Has anyone heard any version of this claim I just found in the Oxford, North Carolina TORCHLIGHT of 15 August 1876?
“In the summer of 1780, when every able-bodied man was needed to defend the Carolinas against the inroads of Cornwallis, eleven young women at Fishing Creek, every one of whom had a lover and a brother bearing arms, formed a reaping association and gathered not only their own crops, but those of every plantation in the district.” “A Centennial Story. Love an Hundred Years Ago.”
In the Women of the American Revolution, V3 by Elizabeth F. Ellet there are references to the women of Fishing Creek joining together to assist each other on the farms. I don’t remember a specific reference to ‘eleven young women * * every one of whom had a lover and a brother bearing arms, formed a reaping association’, but the idea is certainly present in more than one of the stories. See the chapter for Mary McClure.
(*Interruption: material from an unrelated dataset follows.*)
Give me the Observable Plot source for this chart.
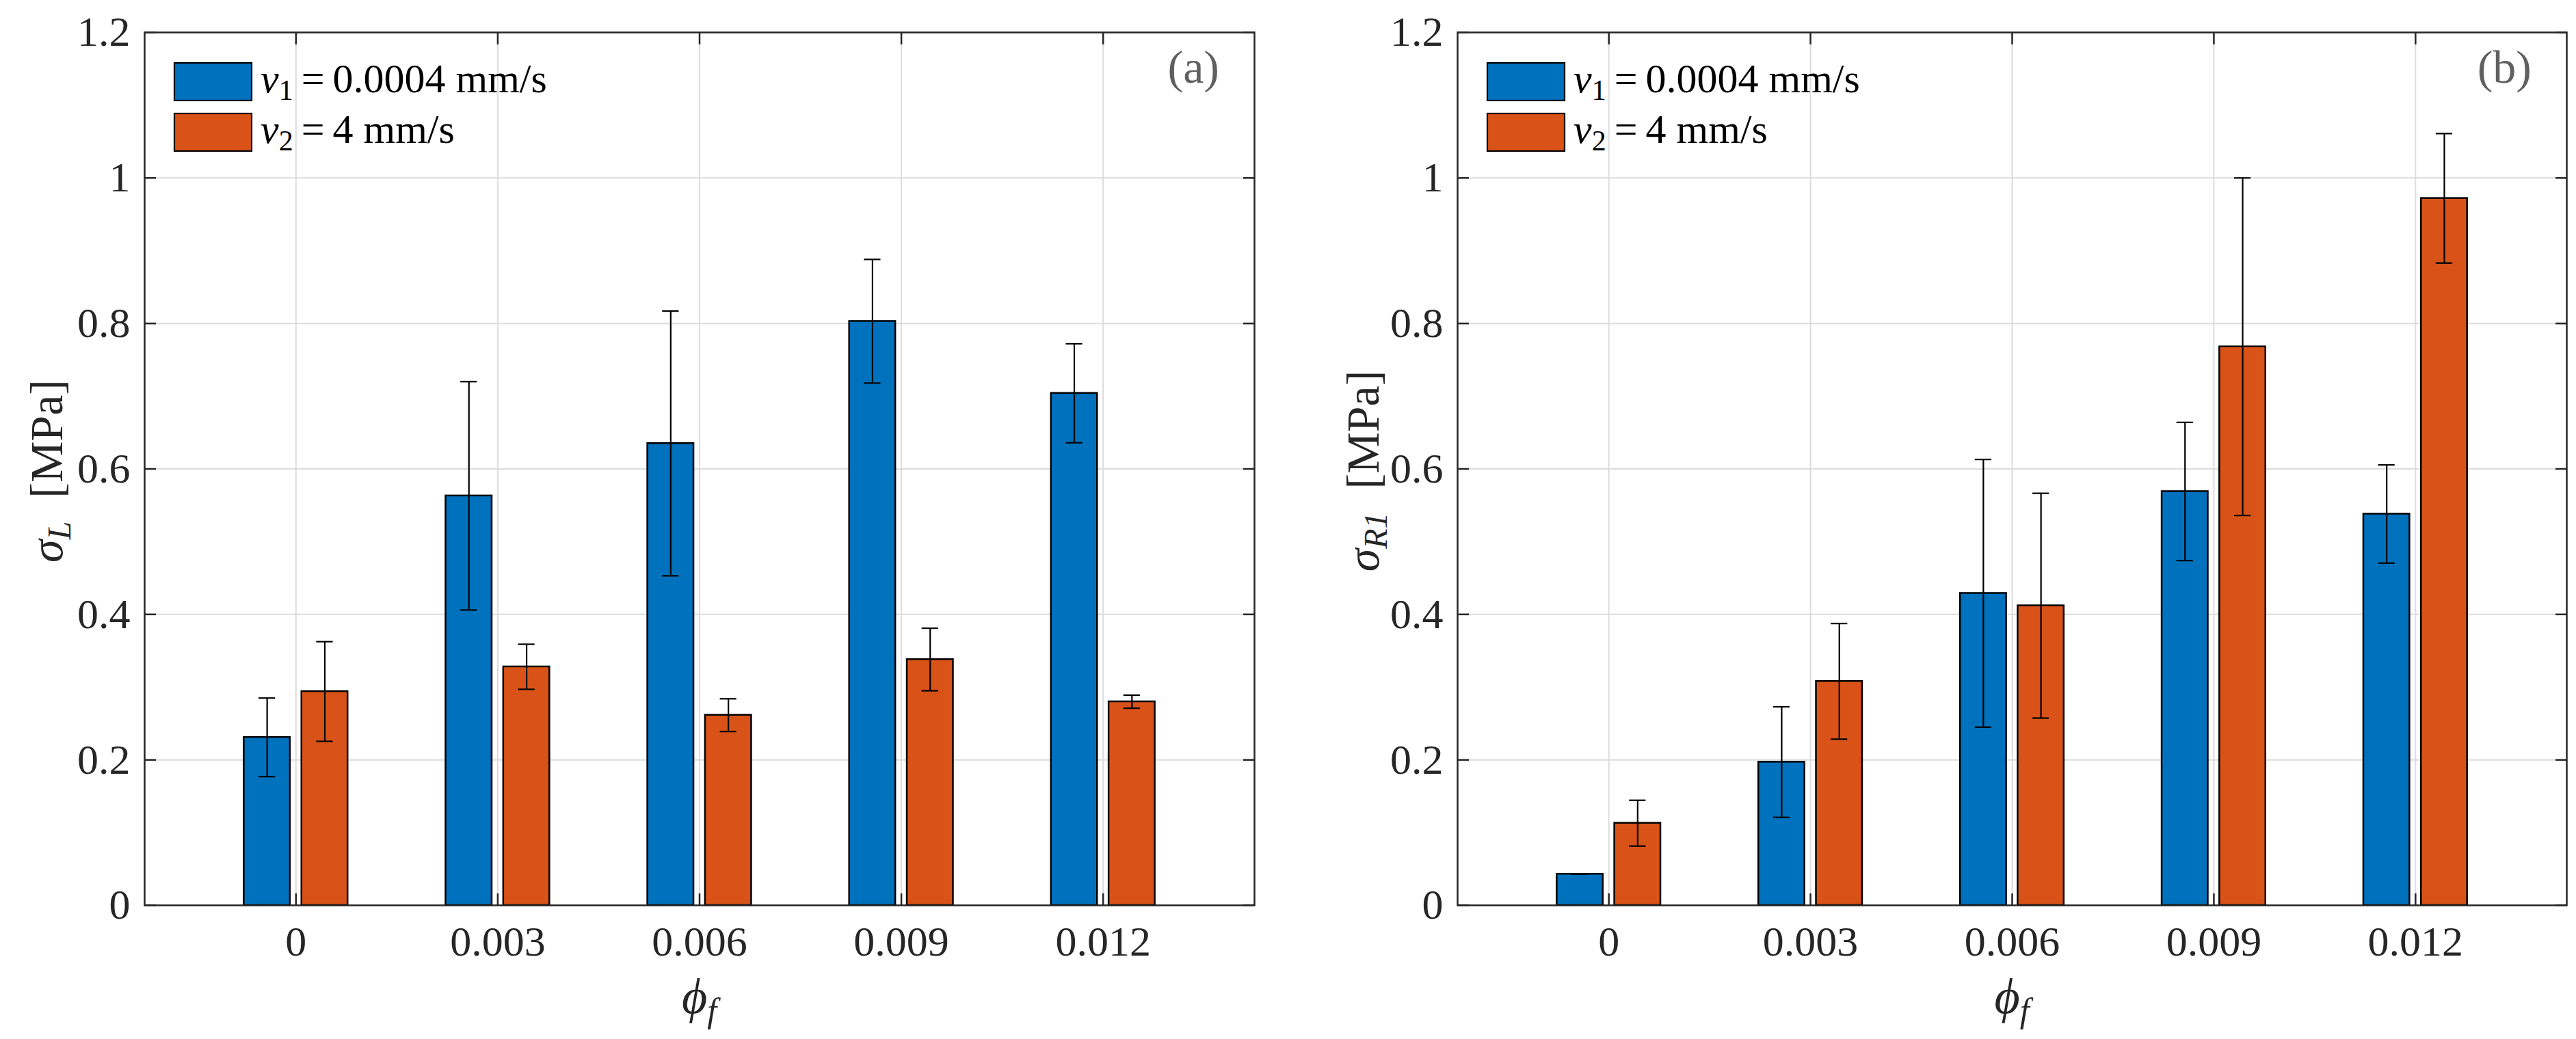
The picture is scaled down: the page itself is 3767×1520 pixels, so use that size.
<!DOCTYPE html>
<html><head><meta charset="utf-8">
<script src="https://cdn.jsdelivr.net/npm/d3@7"></script>
<script src="https://cdn.jsdelivr.net/npm/@observablehq/plot@0.6"></script>
<style>
html,body{margin:0;padding:0;background:#fff;}
#wrap{display:flex;width:3767px;height:1520px;overflow:hidden;}
#wrap svg{flex:none;max-width:none !important;}
</style></head><body><div id="wrap"></div>
<script>
// ---- data ----
const categories = ["0", "0.003", "0.006", "0.009", "0.012"];
const seriesNames = ["v1 = 0.0004 mm/s", "v2 = 4 mm/s"];
const yTickValues = [0, 0.2, 0.4, 0.6, 0.8, 1, 1.2];

// panel (a): sigma_L [MPa]
const sigmaL_v1 = [0.231, 0.563, 0.635, 0.803, 0.704];
const sigmaL_v1_err = [0.054, 0.157, 0.182, 0.085, 0.068];
const sigmaL_v2 = [0.294, 0.328, 0.2615, 0.338, 0.280];
const sigmaL_v2_err = [0.0685, 0.031, 0.0225, 0.043, 0.009];

// panel (b): sigma_R1 [MPa]
const sigmaR1_v1 = [0.043, 0.197, 0.429, 0.569, 0.538];
const sigmaR1_v1_err = [0, 0.076, 0.184, 0.095, 0.0675];
const sigmaR1_v2 = [0.113, 0.308, 0.412, 0.768, 0.972];
const sigmaR1_v2_err = [0.0315, 0.0795, 0.1545, 0.232, 0.089];

// ---- styling ----
const blue = "#0072BD", orange = "#D95319";
const ink = "#262626";
const H = 1520;
const groupOffset = 0.1429, barW = 0.2286, capW = 0.082;
const FONT = "'Liberation Serif', 'DejaVu Serif', serif";

function panel({v1, e1, v2, e2, ySub, tag, width, marginLeft, marginRight, ylabelX}) {
  const rows = [];
  categories.forEach((c, i) => {
    rows.push({i: i + 1, s: 0, v: v1[i], e: e1[i]});
    rows.push({i: i + 1, s: 1, v: v2[i], e: e2[i]});
  });
  const xTicks = categories.map((c, i) => i + 1);
  const xc = d => d.i + (d.s === 0 ? -groupOffset : groupOffset);
  const svg = Plot.plot({
    width, height: H, marginLeft, marginRight, marginTop: 47, marginBottom: 196,
    x: {domain: [0.25, 5.75], label: null},
    y: {domain: [0, 1.2], label: null},
    color: {domain: seriesNames, range: [blue, orange]},
    style: {fontFamily: FONT, fontSize: "62px", color: ink, background: "#fff", overflow: "visible"},
    marks: [
      Plot.gridY(yTickValues, {stroke: "#dcdcdc", strokeOpacity: 1, strokeWidth: 2}),
      Plot.gridX(xTicks, {stroke: "#dcdcdc", strokeOpacity: 1, strokeWidth: 2}),
      Plot.rectY(rows, {
        x1: d => xc(d) - barW / 2, x2: d => xc(d) + barW / 2, y1: 0, y2: "v",
        fill: d => seriesNames[d.s], stroke: "#000", strokeWidth: 2.5
      }),
      Plot.ruleX(rows, {x: xc, y1: d => d.v - d.e, y2: d => d.v + d.e, stroke: "#000", strokeWidth: 2.2}),
      Plot.ruleY(rows, {y: d => d.v + d.e, x1: d => xc(d) - capW / 2, x2: d => xc(d) + capW / 2, stroke: "#000", strokeWidth: 2.2}),
      Plot.ruleY(rows, {y: d => d.v - d.e, x1: d => xc(d) - capW / 2, x2: d => xc(d) + capW / 2, stroke: "#000", strokeWidth: 2.2}),
      Plot.frame({stroke: ink, strokeWidth: 2.5}),
      Plot.axisX(xTicks, {anchor: "bottom", tickSize: -17, tickPadding: 46, tickFormat: d => categories[d - 1], label: null, stroke: ink, strokeWidth: 2.5, fill: ink, fontSize: 62}),
      Plot.axisX(xTicks, {anchor: "top", tickSize: -17, tickFormat: () => "", label: null, stroke: ink, strokeWidth: 2.5}),
      Plot.axisY(yTickValues, {anchor: "left", tickSize: -17, tickPadding: 38, tickFormat: d => String(+d.toFixed(1)), label: null, stroke: ink, strokeWidth: 2.5, fill: ink, fontSize: 62}),
      Plot.axisY(yTickValues, {anchor: "right", tickSize: -17, tickFormat: () => "", label: null, stroke: ink, strokeWidth: 2.5})
    ]
  });
  const s = d3.select(svg);
  const plotRight = width - marginRight;
  const cx = (marginLeft + plotRight) / 2;

  // y label
  const yl = s.append("text")
    .attr("transform", `translate(${ylabelX},689) rotate(-90)`)
    .attr("text-anchor", "middle").attr("fill", ink)
    .style("font-size", "68px").style("font-family", FONT);
  yl.append("tspan").attr("font-style", "italic").text("σ");
  yl.append("tspan").attr("font-style", "italic").attr("font-size", "48px").attr("dy", 12).text(ySub);
  yl.append("tspan").attr("dy", -12).text("\u2002[MPa]");

  // x label
  const xl = s.append("text")
    .attr("x", cx).attr("y", 1482).attr("text-anchor", "middle").attr("fill", ink)
    .style("font-size", "72px").style("font-family", FONT);
  xl.append("tspan").attr("font-style", "italic").text("ϕ");
  xl.append("tspan").attr("font-style", "italic").attr("font-size", "50px").attr("dy", 13).text("f");

  // legend (inside the axes, no box)
  const legend = [
    {sub: "1", rest: "\u2009=\u20090.0004 mm/s", y: 92},
    {sub: "2", rest: "\u2009=\u20094 mm/s", y: 166}
  ];
  legend.forEach((L, k) => {
    s.append("rect").attr("x", marginLeft + 44).attr("y", L.y).attr("width", 113).attr("height", 55)
      .attr("fill", k === 0 ? blue : orange).attr("stroke", "#000").attr("stroke-width", 2.2);
    const t = s.append("text").attr("x", marginLeft + 170).attr("y", L.y + 43)
      .attr("text-anchor", "start")
      .attr("fill", "#000").style("font-size", "60px").style("font-family", FONT);
    t.append("tspan").attr("font-style", "italic").text("v");
    t.append("tspan").attr("font-size", "42px").attr("dy", 11).text(L.sub);
    t.append("tspan").attr("dy", -11).text(L.rest);
  });

  // panel tag
  s.append("text").attr("x", plotRight - 51).attr("y", 121).attr("text-anchor", "end")
    .attr("fill", "#606060").style("font-size", "68px").style("font-family", FONT).text(tag);
  return svg;
}

const wrap = document.getElementById("wrap");
wrap.appendChild(panel({v1: sigmaL_v1, e1: sigmaL_v1_err, v2: sigmaL_v2, e2: sigmaL_v2_err,
  ySub: "L", tag: "(a)", width: 1883, marginLeft: 211, marginRight: 49, ylabelX: 91}));
wrap.appendChild(panel({v1: sigmaR1_v1, e1: sigmaR1_v1_err, v2: sigmaR1_v2, e2: sigmaR1_v2_err,
  ySub: "R1", tag: "(b)", width: 1884, marginLeft: 248, marginRight: 14, ylabelX: 133}));
</script></body></html>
Thank you! And yesterday I was seeing late 19th century celebrations of other Carolina heroines, Grace and Rachel Martin, Mrs. Dollard, and especially Dicey Langston, whose ride outdoes that of Betsy Dowdy. “Eleven” is so wonderfully specific that it makes me think there may still other versions of the story out there. On to Mary McClure!
What the TORCHLIGHT prints is an excerpt from Charles H. Woodman’s story published earlier in 1876 in Appletons’ Journal.